MATT Hancock has lashed back at Dominic Cummings for his “completely wrong” claims he lied to the PM about care home testing.
The fuming Health secretary hit out after being accused of misleading Boris Johnson and the public over the pandemic response.
It is his most outspoken attack yet on the former No 10 chief adviser in response to the bombshell evidence he gave to MPs. He categorically denied allegations he lied about people being sent from hospitals into care homes without being tested.
Mr Cummings said the health secretary should’ve been sacked at least 15 times for failing to tell the truth.
But asked if he’d always been honest, Mr Hancock blasted back: “Yes of course I have, both in private and in public. That’s how I approached the whole thing, so these allegations are completely wrong.”

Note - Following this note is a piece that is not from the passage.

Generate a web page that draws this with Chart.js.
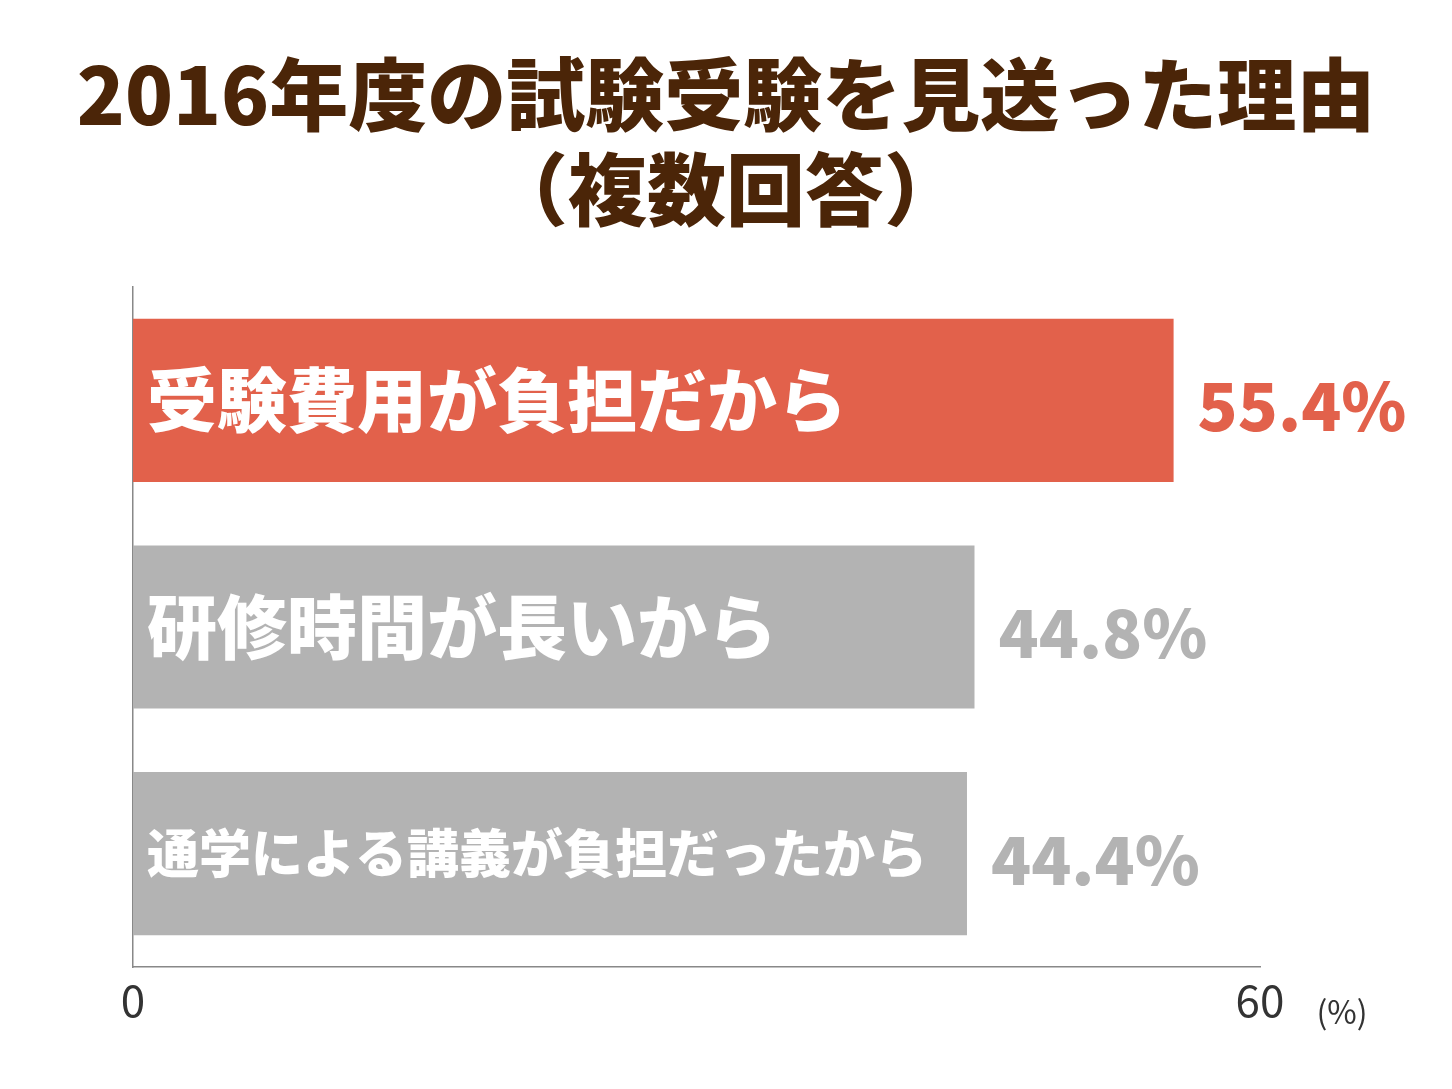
<!DOCTYPE html>
<html><head><meta charset="utf-8">
<script src="https://cdn.jsdelivr.net/npm/chart.js@4"></script>
<style>html,body{margin:0;padding:0;background:#fff;}</style>
</head><body>
<canvas id="c" width="1452" height="1089"></canvas>
<script>
const categories = ["受験費用が負担だから","研修時間が長いから","通学による講義が負担だったから"];
const values = [55.4, 44.8, 44.4];
const valueLabels = ["55.4%","44.8%","44.4%"];
const tickValues = [0, 60];
const barColors = ["#e2614b","#b3b3b3","#b3b3b3"];
const valueColors = ["#e2614b","#b3b3b3","#b3b3b3"];
const labelSizes = [70,70,52];
const FONT = '"Noto Sans CJK JP", "Noto Sans", sans-serif';

const drawPlugin = {
  id:'draw',
  afterDatasetsDraw(chart){
    const ctx = chart.ctx, x = chart.scales.x;
    const meta = chart.getDatasetMeta(0);
    ctx.save();
    meta.data.forEach((bar,i)=>{
      ctx.textBaseline='middle';
      ctx.textAlign='left';
      ctx.fillStyle='#fff';
      ctx.font = `900 ${labelSizes[i]}px ${FONT}`;
      ctx.fillText(categories[i], x.getPixelForValue(0)+14, bar.y);
      ctx.fillStyle=valueColors[i];
      ctx.font = `900 66px ${FONT}`;
      ctx.fillText(valueLabels[i], bar.x+24, bar.y+6);
    });
    ctx.fillStyle='#333';
    ctx.font = `400 44px ${FONT}`;
    ctx.textAlign='center'; ctx.textBaseline='middle';
    tickValues.forEach(v=>ctx.fillText(String(v), x.getPixelForValue(v), 1000));
    ctx.font = `400 32px ${FONT}`;
    ctx.fillText('(%)', x.getPixelForValue(60)+82, 1012);
    ctx.fillStyle='#4b2508';
    ctx.font = `900 79px ${FONT}`;
    ctx.fillText('2016年度の試験受験を見送った理由', 726, 95);
    ctx.fillText('（複数回答）', 726, 190);
    ctx.restore();
  }
};

new Chart(document.getElementById('c'),{
  type:'bar',
  data:{labels:categories,datasets:[{data:values,backgroundColor:barColors,barPercentage:0.72,categoryPercentage:1}]},
  options:{
    indexAxis:'y',responsive:false,animation:false,devicePixelRatio:1,
    layout:{padding:{left:125,right:192,top:287,bottom:114}},
    plugins:{legend:{display:false},tooltip:{enabled:false},title:{display:false}},
    scales:{
      x:{min:0,max:60,ticks:{display:false},grid:{display:false},border:{display:true,color:'#888',width:1.5}},
      y:{ticks:{display:false},grid:{display:false},border:{display:true,color:'#888',width:1.5}}
    }
  },
  plugins:[drawPlugin]
});
</script>
</body></html>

Pressed on whether he told the PM back in March that people being sent to care homes from hospitals were being tested when he knew they weren’t, he replied: “No, I did not.” And when it was put to him that Mr Cummings surely knew what was going on at the time, he jibed: “Well, maybe he should have.”

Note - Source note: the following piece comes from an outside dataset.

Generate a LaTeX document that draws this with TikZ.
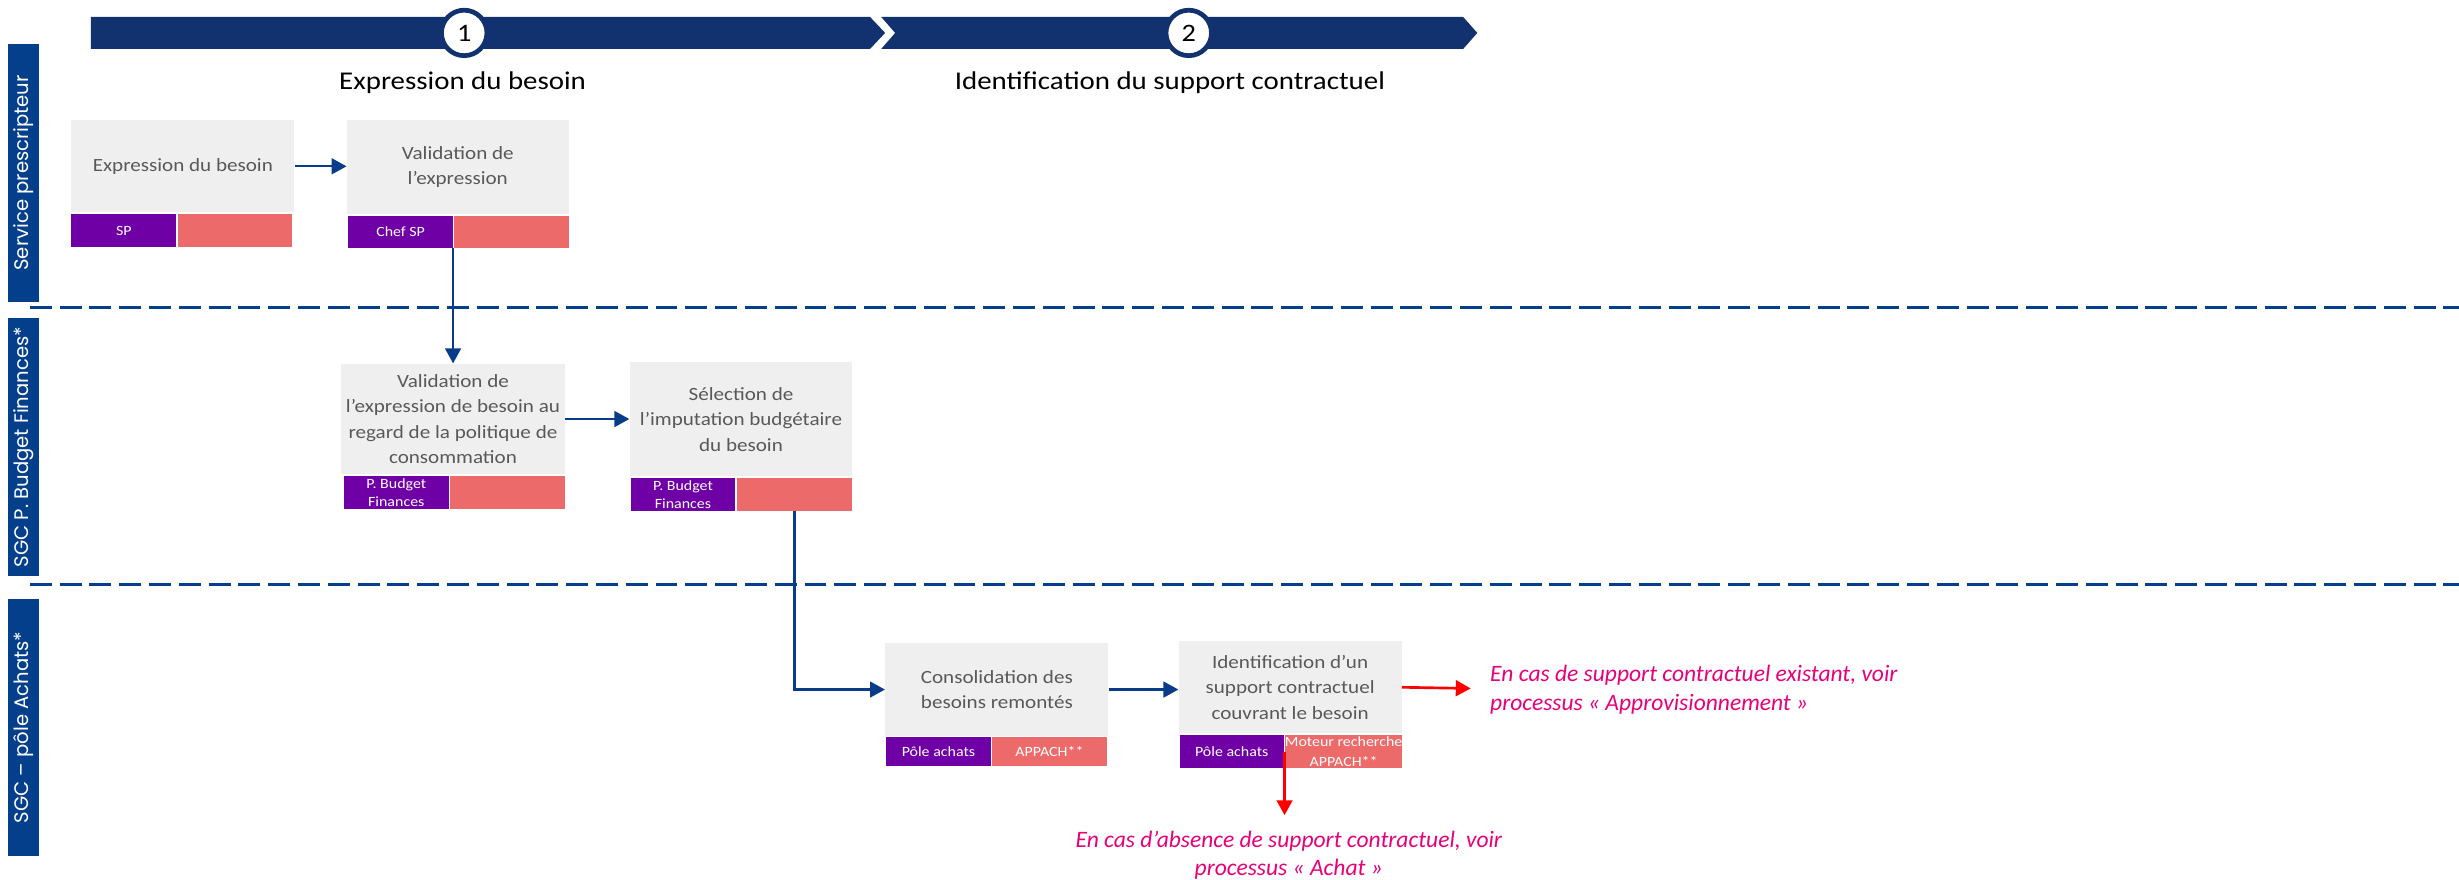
\documentclass[tikz,border=0pt]{standalone}
\usepackage{fontspec}
\setmainfont{Carlito}[FakeStretch=1.13]
\newfontfamily\lanefont{Poppins}
\newfontfamily\notefont{Carlito}
\usetikzlibrary{arrows.meta}

\definecolor{bannerblue}{RGB}{17,49,111}
\definecolor{laneblue}{RGB}{4,63,140}
\definecolor{flowblue}{RGB}{8,60,138}
\definecolor{boxgray}{RGB}{239,239,239}
\definecolor{boxtext}{RGB}{89,89,89}
\definecolor{actorpurple}{RGB}{111,0,165}
\definecolor{toolsalmon}{RGB}{236,106,106}
\definecolor{altred}{RGB}{255,0,0}
\definecolor{notepink}{RGB}{230,0,122}

\tikzset{
  procbox/.style={fill=boxgray, inner sep=0pt, anchor=north west, align=center,
    text=boxtext, font=\fontsize{11.9}{16.3}\selectfont},
  actor/.style={fill=actorpurple, inner sep=0pt, anchor=north west, align=center,
    text=white, font=\fontsize{9}{11.5}\selectfont},
  tool/.style={fill=toolsalmon, inner sep=0pt, anchor=north west, align=center,
    text=white, font=\fontsize{9}{12.5}\selectfont},
  flow/.style={draw=flowblue, line width=1.5pt, -{Triangle[length=9.5pt,width=10pt]}},
  altflow/.style={draw=altred, line width=1.7pt, -{Triangle[length=9.5pt,width=10pt]}},
  note/.style={text=notepink, inner sep=0pt,
    font=\notefont\itshape\fontsize{15}{18}\selectfont},
  lane/.style={fill=laneblue, text=white, rotate=90, inner sep=0pt,
    minimum height=19.9pt, font=\lanefont\fontsize{12.5}{14}\selectfont},
  stepnum/.style={circle, fill=white, draw=bannerblue, line width=3pt,
    minimum size=29pt, inner sep=0pt, font=\fontsize{16}{18}\selectfont},
  phase/.style={inner sep=0pt, anchor=base, font=\fontsize{16.3}{19}\selectfont},
  lanesep/.style={draw=laneblue, line width=1.7pt, dash pattern=on 14pt off 5pt}
}

\begin{document}
\begin{tikzpicture}[x=1pt,y=-1pt]
\useasboundingbox (0,0) rectangle (1568,561);

% phase banner
\fill[bannerblue] (58,10.8) -- (554.8,10.8) -- (564.4,21) -- (554.8,31.2) -- (58,31.2) -- cycle;
\fill[bannerblue] (561.9,10.8) -- (933,10.8) -- (942,21) -- (933,31.2) -- (561.9,31.2) -- (570.8,21) -- cycle;
\node[stepnum] (c1) at (296,21) {1};
\node[stepnum] (c2) at (758,21) {2};
\node[phase] (ph1) at (295,56.8) {Expression du besoin};
\node[phase] (ph2) at (746,56.8) {Identification du support contractuel};

% swimlanes
\node[lane, minimum width=164.3pt] (l1) at (15.05,110.25) {Service prescripteur};
\node[lane, minimum width=164.1pt] (l2) at (15.05,285.05) {SGC P. Budget Finances*};
\node[lane, minimum width=163.7pt] (l3) at (15.05,463.85) {SGC – pôle Achats*};
\draw[lanesep] (19,196) -- (1568,196);
\draw[lanesep] (19,372.7) -- (1568,372.7);

% steps
\node[procbox, minimum width=142.2pt, minimum height=58.7pt] (b1) at (45.3,76.5) {Expression du besoin};
\node[actor, minimum width=66.9pt, minimum height=21pt] (p1) at (45.3,136.5) {SP};
\node[tool, minimum width=72.7pt, minimum height=21pt] (s1) at (113.5,136.5) {};

\node[procbox, minimum width=141.4pt, minimum height=59.5pt] (b2) at (221,76.5) {Validation de\\l’expression};
\node[actor, minimum width=66.5pt, minimum height=20.7pt] (p2) at (222,137.3) {Chef SP};
\node[tool, minimum width=72.8pt, minimum height=20.7pt] (s2) at (289.6,137.3) {};

\node[procbox, minimum width=142.3pt, minimum height=70.6pt] (b3) at (217.5,231.7) {Validation de\\l’expression de besoin au\\regard de la politique de\\consommation};
\node[actor, minimum width=67pt, minimum height=21pt] (p3) at (219,303.4) {P. Budget\\Finances};
\node[tool, minimum width=73pt, minimum height=21pt] (s3) at (287,303.4) {};

\node[procbox, minimum width=142pt, minimum height=72.7pt] (b4) at (401.3,230.9) {Sélection de\\l’imputation budgétaire\\du besoin};
\node[actor, minimum width=66.6pt, minimum height=20.6pt] (p4) at (402,304.9) {P. Budget\\Finances};
\node[tool, minimum width=73.6pt, minimum height=20.6pt] (s4) at (469.7,304.9) {};

\node[procbox, minimum width=142.3pt, minimum height=59.8pt] (b5) at (564.3,409.6) {Consolidation des\\besoins remontés};
\node[actor, minimum width=66.6pt, minimum height=18.5pt] (p5) at (564.9,470) {Pôle achats};
\node[tool, minimum width=72.8pt, minimum height=18.5pt] (s5) at (632.6,470) {APPACH**};

\node[procbox, minimum width=142.1pt, minimum height=58.5pt] (b6) at (751.4,408.8) {Identification d’un\\support contractuel\\couvrant le besoin};
\node[actor, minimum width=66.4pt, minimum height=21.1pt] (p6) at (752,468.5) {Pôle achats};
\node[tool, minimum width=73.5pt, minimum height=21.1pt] (s6) at (819.1,468.5) {Moteur recherche\\APPACH**};

% outcome notes
\node[note, anchor=north west, align=left] (n1) at (950,424.2) {En cas de support contractuel existant, voir\\processus « Approvisionnement »};
\node[note, anchor=north, align=center] (n2) at (821.8,529.5) {En cas d’absence de support contractuel, voir\\processus « Achat »};
\coordinate (t1) at (937.8,439);
\coordinate (t2) at (819.1,519.8);

% flow
\draw[flow] (b1.east) -- (b1.east -| b2.west);
\draw[flow] (p2.south east) -- (p2.south east |- b3.north);
\draw[flow] (b3.east) -- (b3.east -| b4.west);
\draw[flow] (s4.south) |- (b5.west);
\draw[flow] (b5.east) -- (b5.east -| b6.west);
\draw[altflow] (b6.east) -- (t1);
\draw[altflow] (s6.west) -- (t2);
\end{tikzpicture}
\end{document}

The health secretary admitted some elderly patients had to be discharged without being swabbed because there weren’t enough kits available. He added: “The clinical advice at the time was hospital is a dangerous place for people, who might end up getting Covid after they’ve taken the test but before the result comes through.
“The advice was that very few people would be able to pass on Covid if they didn’t have any symptoms, so the testing was reserved for those who had symptoms.”
Mr Hancock defended his record in handling the pandemic and said he oversaw an “extraordinary expansion” in testing capacity.
But asked if he’d follow Mr Cummings in apologising to families who lost loved ones, he replied: “What I’d say is that at the time we followed the best clinical advice.
“Everybody was working as hard as possible to protect as many lives as possible.”